"""

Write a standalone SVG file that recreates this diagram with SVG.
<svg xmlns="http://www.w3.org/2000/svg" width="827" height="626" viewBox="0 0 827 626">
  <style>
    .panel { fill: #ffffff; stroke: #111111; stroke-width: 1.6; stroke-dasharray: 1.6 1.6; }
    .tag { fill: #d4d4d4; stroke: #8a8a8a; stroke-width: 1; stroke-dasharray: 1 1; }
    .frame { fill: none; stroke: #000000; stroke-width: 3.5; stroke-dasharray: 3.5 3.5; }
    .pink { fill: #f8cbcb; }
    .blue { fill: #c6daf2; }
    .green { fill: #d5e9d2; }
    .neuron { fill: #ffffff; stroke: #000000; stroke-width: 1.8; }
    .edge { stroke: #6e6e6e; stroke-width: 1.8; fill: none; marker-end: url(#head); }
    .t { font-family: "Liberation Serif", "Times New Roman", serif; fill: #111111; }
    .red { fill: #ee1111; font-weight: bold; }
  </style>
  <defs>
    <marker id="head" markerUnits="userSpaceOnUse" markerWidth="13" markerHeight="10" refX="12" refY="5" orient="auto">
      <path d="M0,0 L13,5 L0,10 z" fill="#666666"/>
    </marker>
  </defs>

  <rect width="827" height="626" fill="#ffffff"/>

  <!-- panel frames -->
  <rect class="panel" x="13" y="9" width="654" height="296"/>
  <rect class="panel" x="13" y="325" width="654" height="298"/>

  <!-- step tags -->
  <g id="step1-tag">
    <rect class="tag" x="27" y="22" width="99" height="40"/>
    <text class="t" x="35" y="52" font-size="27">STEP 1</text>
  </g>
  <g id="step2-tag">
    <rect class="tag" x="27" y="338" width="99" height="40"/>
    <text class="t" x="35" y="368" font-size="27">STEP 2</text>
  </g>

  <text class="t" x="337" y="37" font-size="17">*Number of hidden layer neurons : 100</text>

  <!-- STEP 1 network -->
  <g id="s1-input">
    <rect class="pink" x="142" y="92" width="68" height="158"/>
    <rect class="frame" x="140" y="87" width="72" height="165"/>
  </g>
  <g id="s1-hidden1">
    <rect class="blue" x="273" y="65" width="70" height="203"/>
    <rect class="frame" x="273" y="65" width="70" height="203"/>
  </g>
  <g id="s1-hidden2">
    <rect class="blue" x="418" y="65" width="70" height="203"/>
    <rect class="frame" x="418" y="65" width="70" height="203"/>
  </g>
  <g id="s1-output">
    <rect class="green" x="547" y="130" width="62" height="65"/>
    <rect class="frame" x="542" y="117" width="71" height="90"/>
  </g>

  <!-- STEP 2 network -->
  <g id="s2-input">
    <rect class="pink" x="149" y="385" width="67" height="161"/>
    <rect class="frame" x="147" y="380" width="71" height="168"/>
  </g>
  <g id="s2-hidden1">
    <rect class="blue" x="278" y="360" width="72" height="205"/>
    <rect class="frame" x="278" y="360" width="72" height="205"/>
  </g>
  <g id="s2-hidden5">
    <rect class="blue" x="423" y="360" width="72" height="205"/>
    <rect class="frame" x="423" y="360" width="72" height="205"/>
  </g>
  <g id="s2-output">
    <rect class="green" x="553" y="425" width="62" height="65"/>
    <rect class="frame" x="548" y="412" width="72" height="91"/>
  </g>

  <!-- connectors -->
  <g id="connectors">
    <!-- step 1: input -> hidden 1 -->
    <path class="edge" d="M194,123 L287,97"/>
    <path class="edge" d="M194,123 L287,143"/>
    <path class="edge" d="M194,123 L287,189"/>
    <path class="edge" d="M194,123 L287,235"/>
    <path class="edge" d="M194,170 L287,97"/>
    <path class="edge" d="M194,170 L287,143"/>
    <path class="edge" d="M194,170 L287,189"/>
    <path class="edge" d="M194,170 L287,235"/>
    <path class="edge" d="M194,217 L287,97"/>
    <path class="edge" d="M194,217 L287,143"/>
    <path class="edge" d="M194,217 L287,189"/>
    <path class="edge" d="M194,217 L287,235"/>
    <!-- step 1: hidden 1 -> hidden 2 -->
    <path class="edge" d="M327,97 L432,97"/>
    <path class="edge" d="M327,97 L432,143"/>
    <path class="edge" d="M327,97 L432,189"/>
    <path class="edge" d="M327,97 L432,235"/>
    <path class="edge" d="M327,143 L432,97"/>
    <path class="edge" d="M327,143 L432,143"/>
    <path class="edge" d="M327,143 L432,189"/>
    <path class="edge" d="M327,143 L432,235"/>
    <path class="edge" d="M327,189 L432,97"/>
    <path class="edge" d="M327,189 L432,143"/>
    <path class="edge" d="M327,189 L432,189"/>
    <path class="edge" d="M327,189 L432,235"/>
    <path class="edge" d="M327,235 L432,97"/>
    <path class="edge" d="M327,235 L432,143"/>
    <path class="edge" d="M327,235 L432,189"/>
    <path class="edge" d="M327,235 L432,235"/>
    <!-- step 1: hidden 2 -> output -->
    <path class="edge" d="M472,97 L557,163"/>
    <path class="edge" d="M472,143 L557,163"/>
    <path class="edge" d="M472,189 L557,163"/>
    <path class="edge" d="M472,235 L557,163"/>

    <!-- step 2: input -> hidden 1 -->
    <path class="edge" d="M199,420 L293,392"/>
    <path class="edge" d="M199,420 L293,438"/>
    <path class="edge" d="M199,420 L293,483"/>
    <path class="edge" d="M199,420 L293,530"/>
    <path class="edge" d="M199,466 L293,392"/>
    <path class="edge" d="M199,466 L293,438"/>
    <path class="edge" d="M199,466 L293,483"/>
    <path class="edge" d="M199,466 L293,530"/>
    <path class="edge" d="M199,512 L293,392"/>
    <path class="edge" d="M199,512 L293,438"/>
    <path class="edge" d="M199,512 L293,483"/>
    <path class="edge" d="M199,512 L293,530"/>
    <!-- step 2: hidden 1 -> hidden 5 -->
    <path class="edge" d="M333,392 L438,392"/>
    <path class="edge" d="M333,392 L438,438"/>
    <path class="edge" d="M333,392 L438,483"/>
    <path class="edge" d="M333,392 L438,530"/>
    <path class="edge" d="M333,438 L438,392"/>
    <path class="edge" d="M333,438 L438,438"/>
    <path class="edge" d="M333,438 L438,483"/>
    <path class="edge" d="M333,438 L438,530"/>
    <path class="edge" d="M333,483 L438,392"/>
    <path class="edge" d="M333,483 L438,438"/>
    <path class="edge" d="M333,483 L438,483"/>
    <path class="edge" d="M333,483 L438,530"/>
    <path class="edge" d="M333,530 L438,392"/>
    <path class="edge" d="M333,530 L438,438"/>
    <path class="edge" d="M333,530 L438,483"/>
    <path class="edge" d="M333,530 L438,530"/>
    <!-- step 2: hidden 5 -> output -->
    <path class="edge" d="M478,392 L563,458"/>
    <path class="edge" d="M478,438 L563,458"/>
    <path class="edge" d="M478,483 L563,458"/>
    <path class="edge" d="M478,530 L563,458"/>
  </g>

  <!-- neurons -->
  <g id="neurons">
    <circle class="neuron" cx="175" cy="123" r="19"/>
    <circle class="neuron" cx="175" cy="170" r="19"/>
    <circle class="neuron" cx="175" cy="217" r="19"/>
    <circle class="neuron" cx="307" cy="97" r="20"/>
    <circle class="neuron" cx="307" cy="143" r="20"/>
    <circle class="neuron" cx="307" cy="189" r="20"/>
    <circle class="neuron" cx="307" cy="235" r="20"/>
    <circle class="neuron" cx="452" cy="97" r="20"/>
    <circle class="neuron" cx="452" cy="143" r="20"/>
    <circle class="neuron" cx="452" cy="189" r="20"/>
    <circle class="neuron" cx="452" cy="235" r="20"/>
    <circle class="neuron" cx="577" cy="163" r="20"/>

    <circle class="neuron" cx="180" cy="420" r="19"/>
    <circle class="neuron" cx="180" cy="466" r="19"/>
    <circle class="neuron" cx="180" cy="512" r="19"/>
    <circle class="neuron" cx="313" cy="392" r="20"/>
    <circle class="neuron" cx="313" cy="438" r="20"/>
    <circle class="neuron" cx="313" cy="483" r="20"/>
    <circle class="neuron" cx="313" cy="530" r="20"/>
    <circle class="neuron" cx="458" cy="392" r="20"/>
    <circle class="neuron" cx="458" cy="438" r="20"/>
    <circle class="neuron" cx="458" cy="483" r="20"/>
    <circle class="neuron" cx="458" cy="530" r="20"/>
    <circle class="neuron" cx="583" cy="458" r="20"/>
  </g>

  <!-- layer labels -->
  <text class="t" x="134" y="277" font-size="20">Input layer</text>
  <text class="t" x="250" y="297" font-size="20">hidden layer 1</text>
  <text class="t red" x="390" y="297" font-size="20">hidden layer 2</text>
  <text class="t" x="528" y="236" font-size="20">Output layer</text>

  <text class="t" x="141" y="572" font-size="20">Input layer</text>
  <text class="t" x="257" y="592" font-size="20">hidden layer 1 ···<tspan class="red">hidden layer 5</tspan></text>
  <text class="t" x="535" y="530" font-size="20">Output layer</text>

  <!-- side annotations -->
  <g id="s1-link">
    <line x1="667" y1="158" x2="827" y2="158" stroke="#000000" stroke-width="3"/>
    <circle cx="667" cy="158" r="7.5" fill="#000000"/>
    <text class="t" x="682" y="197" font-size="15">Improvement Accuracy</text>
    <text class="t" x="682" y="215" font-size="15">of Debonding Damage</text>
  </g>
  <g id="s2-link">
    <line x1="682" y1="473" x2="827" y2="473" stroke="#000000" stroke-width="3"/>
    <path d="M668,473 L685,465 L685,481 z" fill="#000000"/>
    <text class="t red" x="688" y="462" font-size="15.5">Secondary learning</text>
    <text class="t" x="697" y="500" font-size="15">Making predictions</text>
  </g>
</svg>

"""
"""

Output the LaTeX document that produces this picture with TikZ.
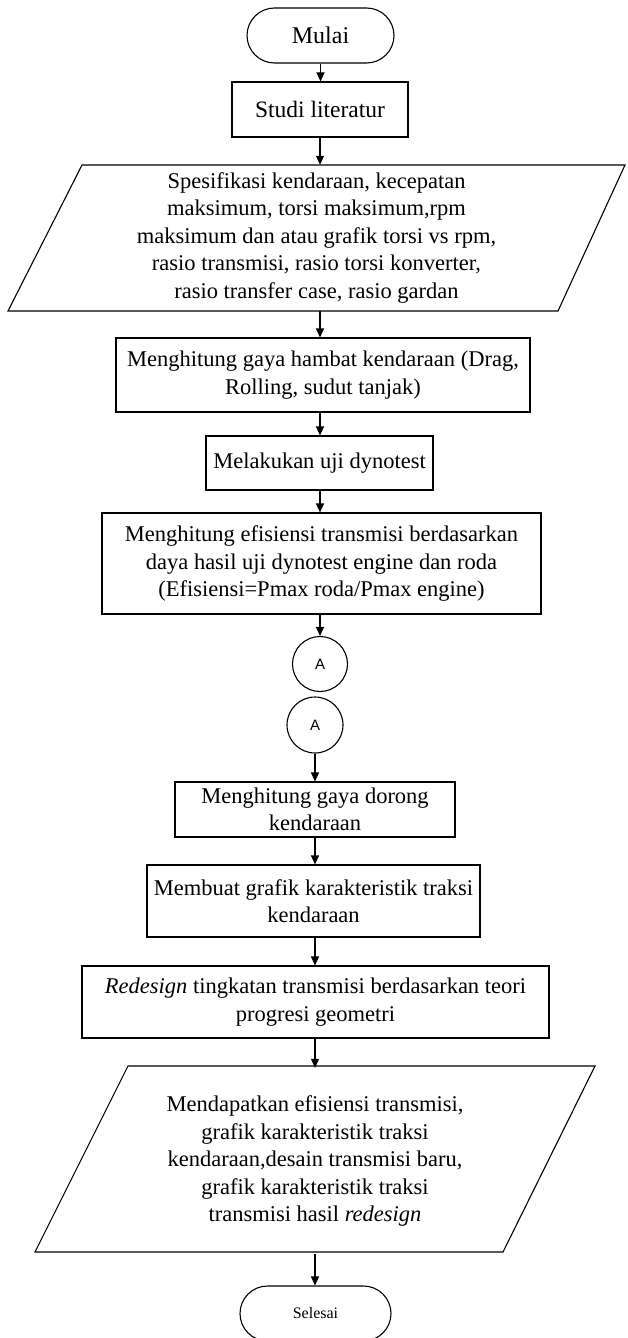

"""

# Required task:
In the material above, locate the line containing "Write a standalone" and the line containing "neurons : 100</text>". Transcribe exactly those two lines and every line between them, and nothing more.

# Task answer:
Write a standalone SVG file that recreates this diagram with SVG.
<svg xmlns="http://www.w3.org/2000/svg" width="827" height="626" viewBox="0 0 827 626">
  <style>
    .panel { fill: #ffffff; stroke: #111111; stroke-width: 1.6; stroke-dasharray: 1.6 1.6; }
    .tag { fill: #d4d4d4; stroke: #8a8a8a; stroke-width: 1; stroke-dasharray: 1 1; }
    .frame { fill: none; stroke: #000000; stroke-width: 3.5; stroke-dasharray: 3.5 3.5; }
    .pink { fill: #f8cbcb; }
    .blue { fill: #c6daf2; }
    .green { fill: #d5e9d2; }
    .neuron { fill: #ffffff; stroke: #000000; stroke-width: 1.8; }
    .edge { stroke: #6e6e6e; stroke-width: 1.8; fill: none; marker-end: url(#head); }
    .t { font-family: "Liberation Serif", "Times New Roman", serif; fill: #111111; }
    .red { fill: #ee1111; font-weight: bold; }
  </style>
  <defs>
    <marker id="head" markerUnits="userSpaceOnUse" markerWidth="13" markerHeight="10" refX="12" refY="5" orient="auto">
      <path d="M0,0 L13,5 L0,10 z" fill="#666666"/>
    </marker>
  </defs>

  <rect width="827" height="626" fill="#ffffff"/>

  <!-- panel frames -->
  <rect class="panel" x="13" y="9" width="654" height="296"/>
  <rect class="panel" x="13" y="325" width="654" height="298"/>

  <!-- step tags -->
  <g id="step1-tag">
    <rect class="tag" x="27" y="22" width="99" height="40"/>
    <text class="t" x="35" y="52" font-size="27">STEP 1</text>
  </g>
  <g id="step2-tag">
    <rect class="tag" x="27" y="338" width="99" height="40"/>
    <text class="t" x="35" y="368" font-size="27">STEP 2</text>
  </g>

  <text class="t" x="337" y="37" font-size="17">*Number of hidden layer neurons : 100</text>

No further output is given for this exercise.